Common trigger patterns include:
- Technical debt spikes following CMS updates, when teams prioritize new features over SEO stability.
- Content optimization issues emerging during rapid publishing phases, often missing key on-page elements.
- Structure problems multiplying during site expansions, creating navigation and internal linking gaps.
- Meta tag inconsistencies appearing after multi-team content updates without centralized SEO oversight.
Understanding these patterns transforms maintenance from reactive to predictive. For example, a major e-commerce client reduced technical fixes by 60% by implementing pre-deployment SEO testing for all template changes. Similarly, content teams that introduced automated quality gates before publication saw a 40% drop in urgent optimization requests.
The most effective prevention starts with thorough documentation of issue sources:
- Track issue frequency and impact:
- Document every SEO fix required.
- Note the triggering event or change.
- Measure time spent on resolution.
- Record ranking or traffic impact.
- Analyze maintenance patterns:
- Identify common precursors to issues.
- Map dependencies between different problem types.

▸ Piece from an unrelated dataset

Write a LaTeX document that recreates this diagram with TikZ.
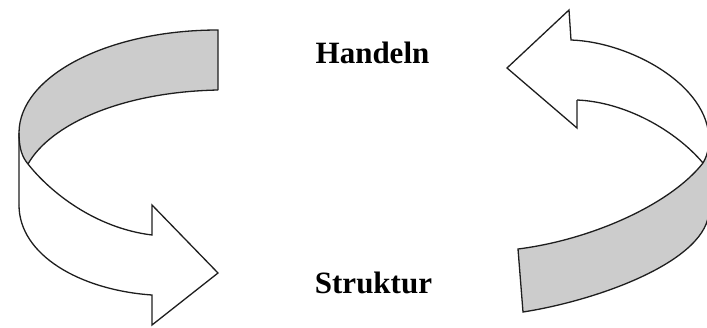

- Calculate the true cost of delayed fixes.
This systematic approach to pattern identification enables teams to build targeted prevention protocols, transforming time-consuming manual checks into automated monitoring systems that catch issues before they impact performance.
Building Preventive Systems
Effective prevention requires structured monitoring and response frameworks that transform reactive fixes into systematic improvements. Teams managing multiple projects need clear protocols and automated safeguards to prevent common issues from developing into major problems.
The foundation of preventive SEO starts with a tiered monitoring schedule that matches resource allocation to issue impact. Daily checks focus on critical elements that directly affect rankings, while weekly and monthly reviews address structural and strategic components:
- Daily monitoring: Server responses, meta tags, robots.txt updates.
- Weekly reviews: Content optimization, internal linking, crawl patterns.
- Monthly assessments: Site structure, crawl budget, content gaps.
Prevention success relies heavily on standardization. Each site change should pass through established quality gates, from pre-deployment technical checks to content optimization validation. This systematic approach typically prevents 80% of common issues before they require manual intervention.
Setting Up Early Warning Systems
Early warning systems detect SEO issues before they impact rankings, but their effectiveness depends on monitoring the right signals. Instead of tracking every metric, focus on leading indicators that predict potential problems.
Crawler behavior changes often provide the earliest warning signs of emerging issues. Significant shifts in crawl rates or patterns typically precede ranking fluctuations by days or weeks. Similarly, sudden changes in server response times or Core Web Vitals often signal developing technical problems.
Configure your monitoring thresholds based on meaningful patterns:
- Set crawl rate alerts for deviations exceeding two standard deviations.
- Monitor Core Web Vitals for degradation over 20%.
- Track schema validation errors on newly published content.
Each alert should trigger a structured response sequence including automatic categorization, severity assessment, and team assignment. This systematized approach ensures consistent handling of issues while building a database of solutions for common problems.
Maintain regular feedback loops by analyzing alert patterns monthly. This review process helps refine thresholds and identify opportunities for systematic improvements, gradually reducing the need for manual intervention.
Measuring Success in Proactive SEO
Transitioning to proactive SEO requires clear metrics to validate the approach and justify the initial investment in preventive systems. Success measurement combines efficiency metrics with quality indicators, providing a complete picture of the transformation's impact.
Core performance tracking focuses on two key areas: maintenance efficiency and SEO stability. Teams should monitor the reduction in reactive workload through specific metrics:
- Time spent on unplanned maintenance (target: under 20%).
- Number of emergency fixes per month.
- Average resolution time for common issues.
- Frequency of recurring problems.
Quality indicators reveal the broader impact on SEO performance. Tracking these metrics helps validate that reduced maintenance time doesn't come at the cost of optimization quality. Monitor stability across key performance areas:
- Ranking fluctuations for priority keywords.
- Crawl efficiency and coverage.
- Core Web Vitals trends.
- Technical debt accumulation rate.
Prevention system effectiveness compounds over time. Teams typically see modest 20-30% efficiency gains in the first quarter, expanding to 40-50% by the end of the first year. This improvement curve reflects both system maturation and team adaptation to proactive workflows.
Cost analysis should factor in both direct and indirect savings:
- Reduced overtime hours for emergency fixes.
- Decreased reliance on external consultants.
- Time freed for strategic initiatives.
- Improved team morale and reduced burnout.
Focus on trends rather than absolute numbers when measuring success. Monthly comparisons help identify systematic improvements while accounting for seasonal variations in SEO workload.